Each employee should endeavor to deal fairly with the Company's customers, suppliers, competitors and employees. No employee should take unfair advantage of anyone through manipulation, concealment, abuse of privileged information, misrepresentation of material facts, or any other unfair-dealing practice.
RELATIONSHIPS WITH SUPPLIERS OR SERVICE PROVIDERS
from any purchase of goods or services for or from the Company. Employees whose responsibilities include purchasing (be it merchandise, fixtures, services, real estate or other), or who have contact with suppliers or service providers, must not exploit their position for personal gain. Under no circumstances may any employee receive cash or cash equivalents from any supplier, whether directly or indirectly.
It is accepted business practice for vendors to distribute samples to potential purchasers.

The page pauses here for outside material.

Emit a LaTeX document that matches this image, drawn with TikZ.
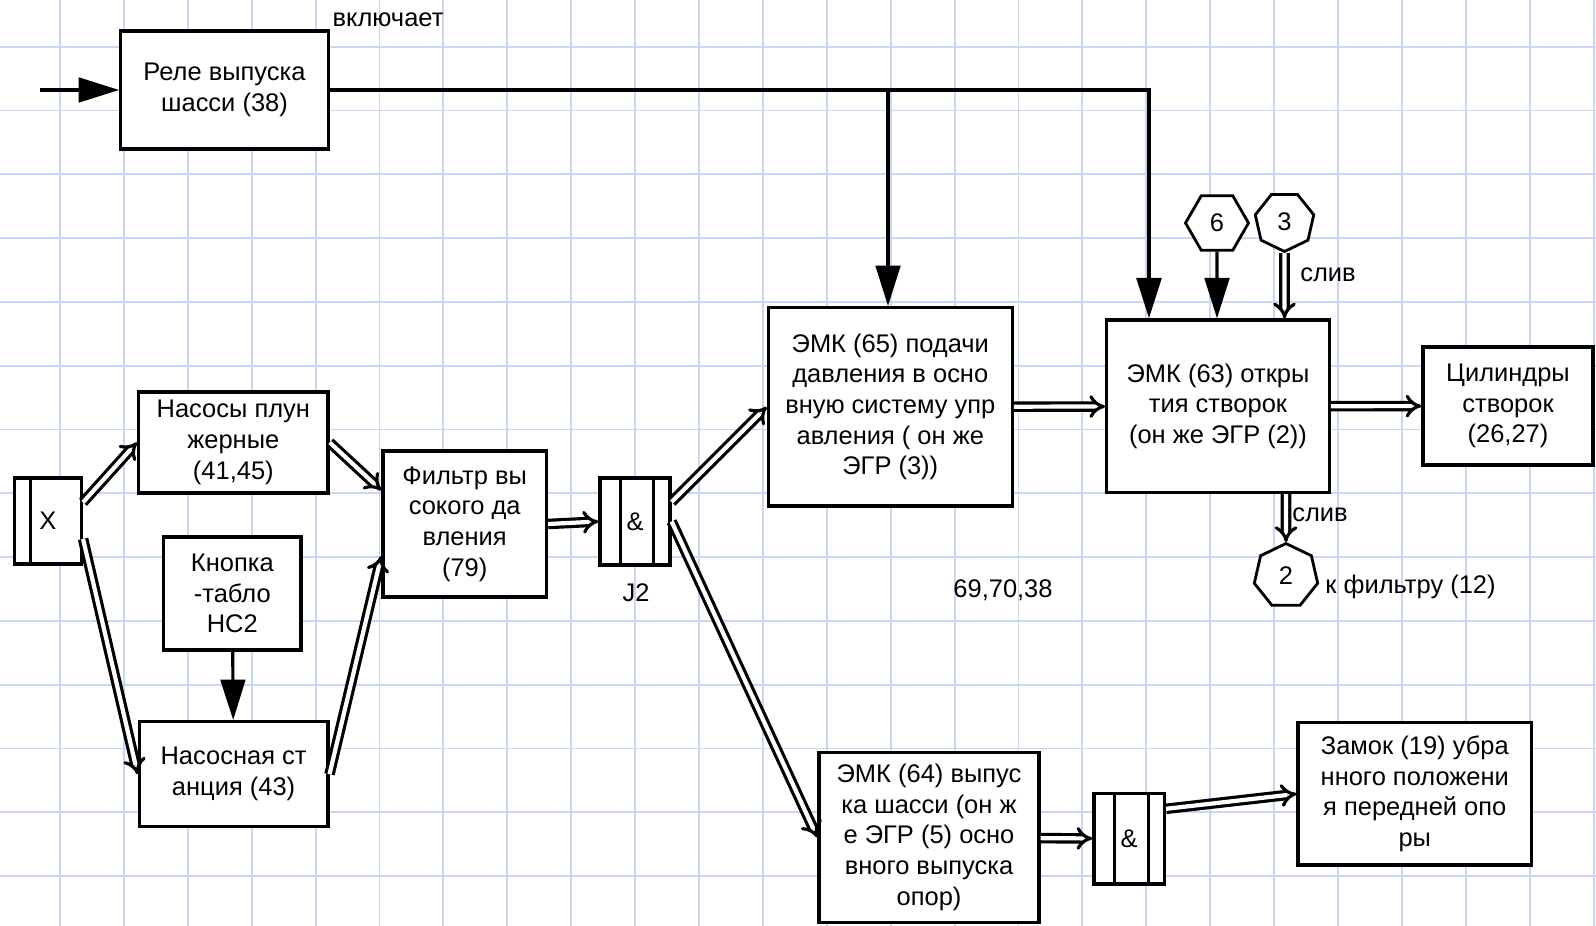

Company policy is that, to the extent necessary to make a reasoned appraisal of new products, samples of such products may be accepted in small quantities only by employees responsible for procuring or merchandising such products.
CONSILTANTS AND AGENTS
Whenever it becomes necessary to engage the services of an individual or firm to consult for or represent the Company, special care must be taken to ensure that no conflicts of interest exist between the Company and the person or firm to be retained. Employees must also ensure that outside consultants and agents of the Company are reputable and qualified. Agreements with consultants or agents should be in writing.
No employee may indirectly or through an agent, do anything prohibited under the Company's Code. Agents are required to observe the same standards of conduct as Company employees when conducting business for the Company. These individuals should be given a copy of this manual - "Business Ethics and Practices." This requirement should be reflected in the agent's written agreement with the Company.